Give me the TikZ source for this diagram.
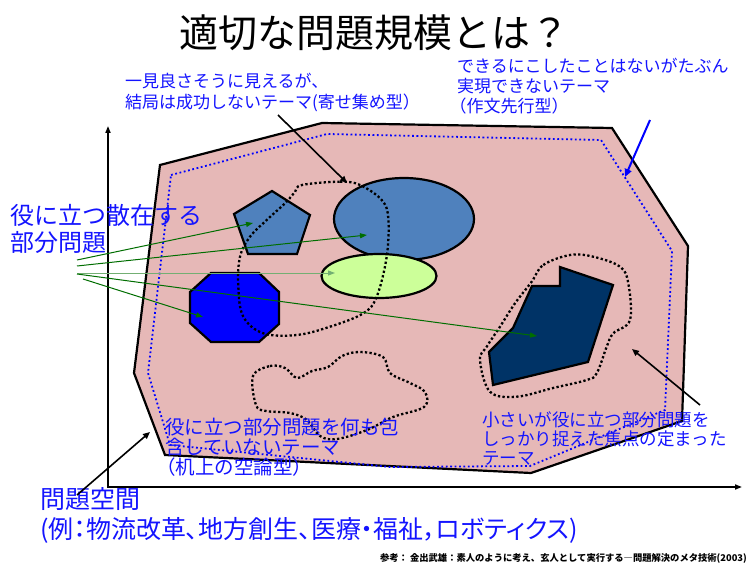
\documentclass[tikz,border=0pt]{standalone}
\usepackage{fontspec}
\newfontfamily\cjk{Noto Sans CJK JP}
\newfontfamily\cjkp[RawFeature=+palt]{Noto Sans CJK JP}
\usetikzlibrary{arrows.meta,shapes.geometric}
\definecolor{pinkfill}{RGB}{230,184,183}
\definecolor{steel}{RGB}{79,129,189}
\definecolor{lightg}{RGB}{204,255,153}
\definecolor{navyfill}{RGB}{0,51,102}
\definecolor{octblue}{RGB}{0,0,255}
\definecolor{labelblue}{RGB}{20,20,255}
\definecolor{arrgreen}{RGB}{0,110,0}
\begin{document}
\begin{tikzpicture}[x=1pt,y=-1pt,
  lbl/.style={text=labelblue, anchor=west, align=left, inner sep=0pt},
  shapeline/.style={draw=black, line width=2.2pt, line join=miter},
  dotline/.style={draw=black, line width=2.3pt, dash pattern=on 2.3pt off 2.3pt},
  blackarrow/.style={draw=black, line width=1.6pt, -{Triangle[length=7pt,width=6pt]}},
  bluearrow/.style={draw=blue, line width=2pt, -{Triangle[length=8pt,width=7pt]}},
  greenarrow/.style={draw=arrgreen, line width=1pt, -{Triangle[length=7pt,width=5pt]}},
  axisline/.style={draw=black, line width=1.6pt},
]
\useasboundingbox (0,0) rectangle (749,564);
\fill[white] (0,0) rectangle (749,564);

% title
\node[inner sep=0pt, font=\cjk\fontsize{39}{39}\selectfont] (title) at (374,33) {適切な問題規模とは？};

% axes
\coordinate (origin) at (108,487);
\coordinate (ytop) at (108,126);
\coordinate (xend) at (742,487);
\draw[axisline, {Triangle[length=7pt,width=5pt]}-{Triangle[length=7pt,width=5pt]}] (ytop) -- (origin) -- (xend);

% problem space
\filldraw[fill=pinkfill, draw=black, line width=2.2pt, line join=miter]
  (160,165) -- (322,123) -- (612,128) -- (688,246) -- (682,421) -- (531,473) -- (165,455) -- (134,373) -- cycle;
\draw[draw=blue, line width=1.8pt, dash pattern=on 1.8pt off 2.6pt]
  (171,175) -- (327,134) -- (601,140) -- (672,251) -- (665,410) -- (530,466) -- (390,467) -- (170,445) -- (148,373) -- cycle;

% shapes
\filldraw[fill=steel, shapeline] (272,191) -- (310,215) -- (297,254) -- (248,254) -- (234,214) -- cycle;
\node[ellipse, draw=black, line width=2.2pt, fill=steel, minimum width=140pt, minimum height=82pt, inner sep=0pt] (bigell) at (404,219) {};
\node[ellipse, draw=black, line width=2.2pt, fill=lightg, minimum width=115pt, minimum height=44pt, inner sep=0pt] (greenell) at (379,276) {};
\filldraw[fill=octblue, shapeline] (211,273) -- (259,273) -- (279,292) -- (279,324) -- (259,342) -- (211,342) -- (190,323) -- (190,292) -- cycle;
\filldraw[fill=navyfill, shapeline] (560,267) -- (613,285) -- (588,362) -- (493,385) -- (489,352) -- (513,328) -- (532,286) -- (560,286) -- cycle;

% dotted regions
\draw[dotline] plot[smooth cycle, tension=0.6] coordinates {(302,185) (340,181.7) (360,185) (381.7,200) (388.3,218.3) (386.7,256.7) (376.7,296.7) (363.3,313.3) (330,326.7) (296.7,335) (263.3,333.3) (243.3,316.7) (238.3,286.7) (240,256.7) (250,236.7) (266.7,220) (285,203.3) (295,192)};
\draw[dotline] plot[smooth cycle, tension=0.6] coordinates {(253,376) (270,366) (285,368) (297,378) (312,371) (328,367) (342,356) (360,352) (383,357) (390,373) (410,383) (425,392) (424,407) (393,417) (367,430) (337,439) (320,436) (307,420) (290,413) (266,411) (256,405)};
\draw[dotline] plot[smooth cycle, tension=0.6] coordinates {(531.7,281.7) (543.3,265) (570,255) (593.3,256.7) (620,266.7) (628.3,283.3) (630,320) (613.3,333.3) (606.7,346.7) (596.7,373.3) (586.7,380) (553,388) (516.7,396.7) (490,391.7) (480,360) (486.7,346.7) (500,326.7) (515,303.3)};

% labels
\node[lbl, font=\cjk\fontsize{17}{21}\selectfont] (lblA) at (125,92) {一見良さそうに見えるが、\\結局は成功しないテーマ(寄せ集め型）};
\node[lbl, font=\cjk\fontsize{17}{20}\selectfont] (lblB) at (457,86) {できるにこしたことはないがたぶん\\実現できないテーマ\\\hspace*{-0.45em}（作文先行型）};
\node[lbl, font=\cjk\fontsize{24}{27}\selectfont] (lblC) at (10,229) {役に立つ散在する\\部分問題};
\node[lbl, font=\cjk\fontsize{19.5}{20}\selectfont] (lblD) at (165,447) {役に立つ部分問題を何も包\\含していないテーマ\\\hspace*{-0.45em}（机上の空論型）};
\node[lbl, font=\cjk\fontsize{17.5}{19}\selectfont] (lblE) at (482,439) {小さいが役に立つ部分問題を\\しっかり捉えた焦点の定まった\\テーマ};
\node[lbl, font=\cjkp\fontsize{25}{30}\selectfont] (lblF) at (40,515) {問題空間\\(例：物流改革、地方創生、医療・福祉，ロボティクス)};
\node[anchor=east, inner sep=0pt, font=\cjk\bfseries\fontsize{9.3}{9.3}\selectfont] (ref) at (747,558) {参考： 金出武雄：素人のように考え、玄人として実行する―問題解決のメタ技術(2003)};

% black arrows
\coordinate (aAs) at (278,115); \coordinate (aAe) at (347,183);
\draw[blackarrow] (aAs) -- (aAe);
\coordinate (aEs) at (700,405); \coordinate (aEe) at (632,349);
\draw[blackarrow] (aEs) -- (aEe);
\coordinate (aFs) at (77,495); \coordinate (aFe) at (150,432);
\draw[blackarrow] (aFs) -- (aFe);
\coordinate (aBs) at (650,120); \coordinate (aBe) at (625,177);
\draw[bluearrow] (aBs) -- (aBe);

% green arrows
\coordinate (f1) at (77,260); \coordinate (f2) at (77,266); \coordinate (f3) at (77,273);
\coordinate (f4) at (77,274); \coordinate (f5) at (83,279);
\coordinate (tPent) at (253,223); \coordinate (tBig) at (367,235); \coordinate (tGreen) at (335,273);
\coordinate (tNavy) at (537,336); \coordinate (tOct) at (203,317);
\draw[greenarrow] (f1) -- (tPent);
\draw[greenarrow] (f2) -- (tBig);
\draw[greenarrow, draw=arrgreen!55] (f3) -- (tGreen);
\draw[greenarrow] (f4) -- (tNavy);
\draw[greenarrow] (f5) -- (tOct);
\end{tikzpicture}
\end{document}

----------------

» **What to do**:
Write the listing out a second time exactly, dropping all images.

» **Full answer**:
Give me the TikZ source for this diagram.
\documentclass[tikz,border=0pt]{standalone}
\usepackage{fontspec}
\newfontfamily\cjk{Noto Sans CJK JP}
\newfontfamily\cjkp[RawFeature=+palt]{Noto Sans CJK JP}
\usetikzlibrary{arrows.meta,shapes.geometric}
\definecolor{pinkfill}{RGB}{230,184,183}
\definecolor{steel}{RGB}{79,129,189}
\definecolor{lightg}{RGB}{204,255,153}
\definecolor{navyfill}{RGB}{0,51,102}
\definecolor{octblue}{RGB}{0,0,255}
\definecolor{labelblue}{RGB}{20,20,255}
\definecolor{arrgreen}{RGB}{0,110,0}
\begin{document}
\begin{tikzpicture}[x=1pt,y=-1pt,
  lbl/.style={text=labelblue, anchor=west, align=left, inner sep=0pt},
  shapeline/.style={draw=black, line width=2.2pt, line join=miter},
  dotline/.style={draw=black, line width=2.3pt, dash pattern=on 2.3pt off 2.3pt},
  blackarrow/.style={draw=black, line width=1.6pt, -{Triangle[length=7pt,width=6pt]}},
  bluearrow/.style={draw=blue, line width=2pt, -{Triangle[length=8pt,width=7pt]}},
  greenarrow/.style={draw=arrgreen, line width=1pt, -{Triangle[length=7pt,width=5pt]}},
  axisline/.style={draw=black, line width=1.6pt},
]
\useasboundingbox (0,0) rectangle (749,564);
\fill[white] (0,0) rectangle (749,564);

% title
\node[inner sep=0pt, font=\cjk\fontsize{39}{39}\selectfont] (title) at (374,33) {適切な問題規模とは？};

% axes
\coordinate (origin) at (108,487);
\coordinate (ytop) at (108,126);
\coordinate (xend) at (742,487);
\draw[axisline, {Triangle[length=7pt,width=5pt]}-{Triangle[length=7pt,width=5pt]}] (ytop) -- (origin) -- (xend);

% problem space
\filldraw[fill=pinkfill, draw=black, line width=2.2pt, line join=miter]
  (160,165) -- (322,123) -- (612,128) -- (688,246) -- (682,421) -- (531,473) -- (165,455) -- (134,373) -- cycle;
\draw[draw=blue, line width=1.8pt, dash pattern=on 1.8pt off 2.6pt]
  (171,175) -- (327,134) -- (601,140) -- (672,251) -- (665,410) -- (530,466) -- (390,467) -- (170,445) -- (148,373) -- cycle;

% shapes
\filldraw[fill=steel, shapeline] (272,191) -- (310,215) -- (297,254) -- (248,254) -- (234,214) -- cycle;
\node[ellipse, draw=black, line width=2.2pt, fill=steel, minimum width=140pt, minimum height=82pt, inner sep=0pt] (bigell) at (404,219) {};
\node[ellipse, draw=black, line width=2.2pt, fill=lightg, minimum width=115pt, minimum height=44pt, inner sep=0pt] (greenell) at (379,276) {};
\filldraw[fill=octblue, shapeline] (211,273) -- (259,273) -- (279,292) -- (279,324) -- (259,342) -- (211,342) -- (190,323) -- (190,292) -- cycle;
\filldraw[fill=navyfill, shapeline] (560,267) -- (613,285) -- (588,362) -- (493,385) -- (489,352) -- (513,328) -- (532,286) -- (560,286) -- cycle;

% dotted regions
\draw[dotline] plot[smooth cycle, tension=0.6] coordinates {(302,185) (340,181.7) (360,185) (381.7,200) (388.3,218.3) (386.7,256.7) (376.7,296.7) (363.3,313.3) (330,326.7) (296.7,335) (263.3,333.3) (243.3,316.7) (238.3,286.7) (240,256.7) (250,236.7) (266.7,220) (285,203.3) (295,192)};
\draw[dotline] plot[smooth cycle, tension=0.6] coordinates {(253,376) (270,366) (285,368) (297,378) (312,371) (328,367) (342,356) (360,352) (383,357) (390,373) (410,383) (425,392) (424,407) (393,417) (367,430) (337,439) (320,436) (307,420) (290,413) (266,411) (256,405)};
\draw[dotline] plot[smooth cycle, tension=0.6] coordinates {(531.7,281.7) (543.3,265) (570,255) (593.3,256.7) (620,266.7) (628.3,283.3) (630,320) (613.3,333.3) (606.7,346.7) (596.7,373.3) (586.7,380) (553,388) (516.7,396.7) (490,391.7) (480,360) (486.7,346.7) (500,326.7) (515,303.3)};

% labels
\node[lbl, font=\cjk\fontsize{17}{21}\selectfont] (lblA) at (125,92) {一見良さそうに見えるが、\\結局は成功しないテーマ(寄せ集め型）};
\node[lbl, font=\cjk\fontsize{17}{20}\selectfont] (lblB) at (457,86) {できるにこしたことはないがたぶん\\実現できないテーマ\\\hspace*{-0.45em}（作文先行型）};
\node[lbl, font=\cjk\fontsize{24}{27}\selectfont] (lblC) at (10,229) {役に立つ散在する\\部分問題};
\node[lbl, font=\cjk\fontsize{19.5}{20}\selectfont] (lblD) at (165,447) {役に立つ部分問題を何も包\\含していないテーマ\\\hspace*{-0.45em}（机上の空論型）};
\node[lbl, font=\cjk\fontsize{17.5}{19}\selectfont] (lblE) at (482,439) {小さいが役に立つ部分問題を\\しっかり捉えた焦点の定まった\\テーマ};
\node[lbl, font=\cjkp\fontsize{25}{30}\selectfont] (lblF) at (40,515) {問題空間\\(例：物流改革、地方創生、医療・福祉，ロボティクス)};
\node[anchor=east, inner sep=0pt, font=\cjk\bfseries\fontsize{9.3}{9.3}\selectfont] (ref) at (747,558) {参考： 金出武雄：素人のように考え、玄人として実行する―問題解決のメタ技術(2003)};

% black arrows
\coordinate (aAs) at (278,115); \coordinate (aAe) at (347,183);
\draw[blackarrow] (aAs) -- (aAe);
\coordinate (aEs) at (700,405); \coordinate (aEe) at (632,349);
\draw[blackarrow] (aEs) -- (aEe);
\coordinate (aFs) at (77,495); \coordinate (aFe) at (150,432);
\draw[blackarrow] (aFs) -- (aFe);
\coordinate (aBs) at (650,120); \coordinate (aBe) at (625,177);
\draw[bluearrow] (aBs) -- (aBe);

% green arrows
\coordinate (f1) at (77,260); \coordinate (f2) at (77,266); \coordinate (f3) at (77,273);
\coordinate (f4) at (77,274); \coordinate (f5) at (83,279);
\coordinate (tPent) at (253,223); \coordinate (tBig) at (367,235); \coordinate (tGreen) at (335,273);
\coordinate (tNavy) at (537,336); \coordinate (tOct) at (203,317);
\draw[greenarrow] (f1) -- (tPent);
\draw[greenarrow] (f2) -- (tBig);
\draw[greenarrow, draw=arrgreen!55] (f3) -- (tGreen);
\draw[greenarrow] (f4) -- (tNavy);
\draw[greenarrow] (f5) -- (tOct);
\end{tikzpicture}
\end{document}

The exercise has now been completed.